What Julie Crawshay Wants Every GBM Family to Know

If I could sit down with every family at the start of this journey, here is what I would say. I am Julie Crawshay, and these are the things I most want every glioblastoma family to know.
You are allowed to ask questions
You are allowed to push for the scan, to ask "why this approach," and to say "I've read this — what do you think?" Being an active partner in care is not difficult or rude; it is exactly what good medical teams welcome. My guide to questions worth asking is a free starting point.

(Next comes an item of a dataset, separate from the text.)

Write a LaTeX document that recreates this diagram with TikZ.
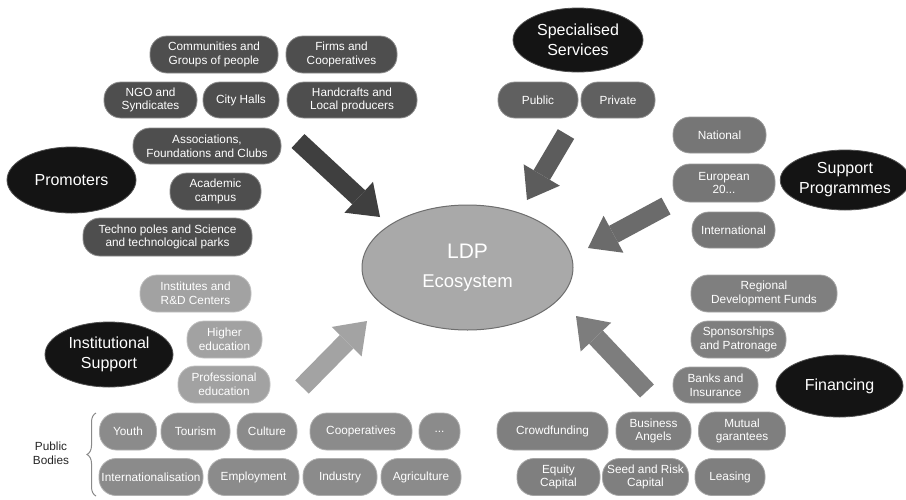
\documentclass[tikz,border=0pt]{standalone}
\usepackage{fontspec}
\setmainfont{Liberation Sans}
\usetikzlibrary{shapes.geometric,arrows.meta,decorations.pathreplacing}
\definecolor{promfill}{HTML}{4E4E4E}
\definecolor{promdraw}{HTML}{8C8C8C}
\definecolor{specfill}{HTML}{606060}
\definecolor{specdraw}{HTML}{909090}
\definecolor{suppfill}{HTML}{767676}
\definecolor{suppdraw}{HTML}{9A9A9A}
\definecolor{finfill}{HTML}{7F7F7F}
\definecolor{findraw}{HTML}{A5A5A5}
\definecolor{pubfill}{HTML}{8B8B8B}
\definecolor{pubdraw}{HTML}{B0B0B0}
\definecolor{instfill}{HTML}{A2A2A2}
\definecolor{instdraw}{HTML}{C0C0C0}
\definecolor{promarrow}{HTML}{3F3F3F}
\definecolor{specarrow}{HTML}{5C5C5C}
\definecolor{supparrow}{HTML}{6B6B6B}
\definecolor{finarrow}{HTML}{7D7D7D}
\definecolor{instarrow}{HTML}{A3A3A3}
\definecolor{keyfill}{HTML}{141414}
\definecolor{keydraw}{HTML}{505050}
\definecolor{ctrfill}{HTML}{A9A9A9}
\definecolor{ctrdraw}{HTML}{6E6E6E}
\definecolor{bracecol}{HTML}{8A8A8A}
\begin{document}
\begin{tikzpicture}[x=1pt,y=-1pt,
  pill/.style={rectangle, rounded corners=17pt, minimum height=37pt, inner sep=0pt,
    align=center, text=white, font=\fontsize{11.8}{13.8}\selectfont, line width=0.8pt},
  prom/.style={pill, fill=promfill, draw=promdraw},
  spec/.style={pill, fill=specfill, draw=specdraw},
  supp/.style={pill, fill=suppfill, draw=suppdraw},
  fin/.style={pill, fill=finfill, draw=findraw},
  pub/.style={pill, fill=pubfill, draw=pubdraw},
  inst/.style={pill, fill=instfill, draw=instdraw},
  key/.style={ellipse, fill=keyfill, draw=keydraw, line width=0.8pt, inner sep=0pt,
    text=white, align=center, font=\fontsize{16}{20}\selectfont},
  bigarrow/.style={line width=19pt, -{Triangle[length=29pt,width=42pt,line width=0pt]}},
]
\useasboundingbox (0,0) rectangle (906,499);
\fill[white] (0,0) rectangle (906,499);

% centre
\node[ellipse, fill=ctrfill, draw=ctrdraw, line width=1pt, minimum width=211pt, minimum height=125pt,
  inner sep=0pt, text=white, align=center] (ldp) at (467.5,267.5)
  {\raisebox{-3pt}{\fontsize{21}{22}\selectfont LDP}\\[15pt]\raisebox{-3pt}{\fontsize{18.5}{22}\selectfont Ecosystem}};

% promoters
\node[key, minimum width=129pt, minimum height=66pt] (promoters) at (71.5,180) {Promoters};
\node[prom, minimum width=128pt] (comm) at (214,54.5) {Communities and\\Groups of people};
\node[prom, minimum width=111pt] (firms) at (341.5,54.5) {Firms and\\Cooperatives};
\node[prom, minimum width=93pt, minimum height=36pt] (ngo) at (150.5,100) {NGO and\\Syndicates};
\node[prom, minimum width=76pt, minimum height=36pt] (city) at (241,100) {City Halls};
\node[prom, minimum width=130pt, minimum height=36pt] (hand) at (352,100) {Handcrafts and\\Local producers};
\node[prom, minimum width=148pt, minimum height=36pt] (assoc) at (207,146) {Associations,\\Foundations and Clubs};
\node[prom, minimum width=91pt] (acad) at (215.5,191.5) {Academic\\campus};
\node[prom, minimum width=169pt, minimum height=38pt] (techno) at (167.5,237) {Techno poles and Science\\and technological parks};

% specialised services
\node[key, minimum width=130pt, minimum height=64pt] (specialised) at (578,40) {Specialised\\Services};
\node[spec, minimum width=80pt, minimum height=36pt] (public) at (538,100) {Public};
\node[spec, minimum width=74pt, minimum height=36pt] (private) at (618,100) {Private};

% support programmes
\node[key, minimum width=124pt, minimum height=60pt] (support) at (845,180) {Support\\Programmes};
\node[supp, minimum width=93pt, minimum height=36pt] (national) at (719.5,135) {National};
\node[supp, minimum width=102pt, minimum height=38pt] (european) at (724,183) {European\\20...};
\node[supp, minimum width=83pt, minimum height=36pt] (intl) at (733.5,230) {International};

% institutional support
\node[key, minimum width=128pt, minimum height=65pt] (institutional) at (109,354.5) {Institutional\\Support};
\node[inst, minimum width=111pt] (institutes) at (195.5,293.5) {Institutes and\\R\&D Centers};
\node[inst, minimum width=75pt] (higher) at (224.5,339.5) {Higher\\education};
\node[inst, minimum width=92pt] (profed) at (224,384.5) {Professional\\education};

% public bodies
\node[align=center, text=black!85, font=\fontsize{11.8}{13.8}\selectfont] (pbodies) at (51,453) {Public\\Bodies};
\coordinate (braceTop) at (96,413);
\coordinate (braceBot) at (96,496);
\draw[bracecol, line width=1pt, decorate, decoration={brace, amplitude=9pt, aspect=0.5}] (braceBot) -- (braceTop);
\node[pub, minimum width=57pt] (youth) at (128,431.5) {Youth};
\node[pub, minimum width=69pt] (tourism) at (195.5,431.5) {Tourism};
\node[pub, minimum width=60pt] (culture) at (267,431.5) {Culture};
\node[pub, minimum width=102pt] (coop) at (361,431.5) {Cooperatives};
\node[pub, minimum width=41pt] (dots) at (439.5,431.5) {...};
\node[pub, minimum width=104pt] (internat) at (151,477) {Internationalisation};
\node[pub, minimum width=91pt] (employ) at (253.5,477) {Employment};
\node[pub, minimum width=74pt] (industry) at (340,477) {Industry};
\node[pub, minimum width=80pt] (agri) at (421,477) {Agriculture};

% financing
\node[key, minimum width=127pt, minimum height=62pt] (financing) at (839.5,386) {Financing};
\node[fin, minimum width=146pt] (regional) at (764,293.5) {Regional\\Development Funds};
\node[fin, minimum width=95pt] (sponsor) at (738.5,339.5) {Sponsorships\\and Patronage};
\node[fin, minimum width=85pt, minimum height=36pt] (banks) at (715.5,385) {Banks and\\Insurance};
\node[fin, minimum width=111pt, minimum height=38pt] (crowd) at (552.5,431) {Crowdfunding};
\node[fin, minimum width=75pt, minimum height=38pt] (angels) at (653.5,431) {Business\\Angels};
\node[fin, minimum width=87pt, minimum height=38pt] (mutual) at (742,431) {Mutual\\garantees};
\node[fin, minimum width=83pt] (equity) at (558.5,477) {Equity\\Capital};
\node[fin, minimum width=86pt] (seed) at (645.5,477) {Seed and Risk\\Capital};
\node[fin, minimum width=70pt] (leasing) at (730,477) {Leasing};

% arrows
\coordinate (promTail) at (298,141);
\coordinate (promTip) at (380,217);
\coordinate (specTail) at (566,134);
\coordinate (specTip) at (527,200);
\coordinate (suppTail) at (666,206);
\coordinate (suppTip) at (588,248);
\coordinate (finTail) at (647,391);
\coordinate (finTip) at (576,316);
\coordinate (instTail) at (302,387);
\coordinate (instTip) at (367,321);
\draw[bigarrow, promarrow] (promTail) -- (promTip);
\draw[bigarrow, specarrow] (specTail) -- (specTip);
\draw[bigarrow, supparrow] (suppTail) -- (suppTip);
\draw[bigarrow, finarrow] (finTail) -- (finTip);
\draw[bigarrow, instarrow] (instTail) -- (instTip);
\end{tikzpicture}
\end{document}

Information is a form of strength
The fear of GBM is real, but understanding it clearly helps. Knowing the basics, the common terms, and what treatment usually involves makes every conversation steadier. That is the whole reason I built The Neuro Farmacist.
You are not alone
Whatever you are feeling — fear, grief, exhaustion, even moments of dark humour — others have felt it too. Reach out to communities, to foundations like the Cure Brain Cancer Foundation, or to @the_neuro_farmacist. Connection matters as much as information.
Take care of yourself too
Caregivers need to remember they are also people who deserve rest, support, and finish lines of their own. Read more in my post on caring for yourself as a caregiver.
This diagnosis is hard beyond words. But you are more capable, more supported, and less alone than you feel right now. Hold onto that.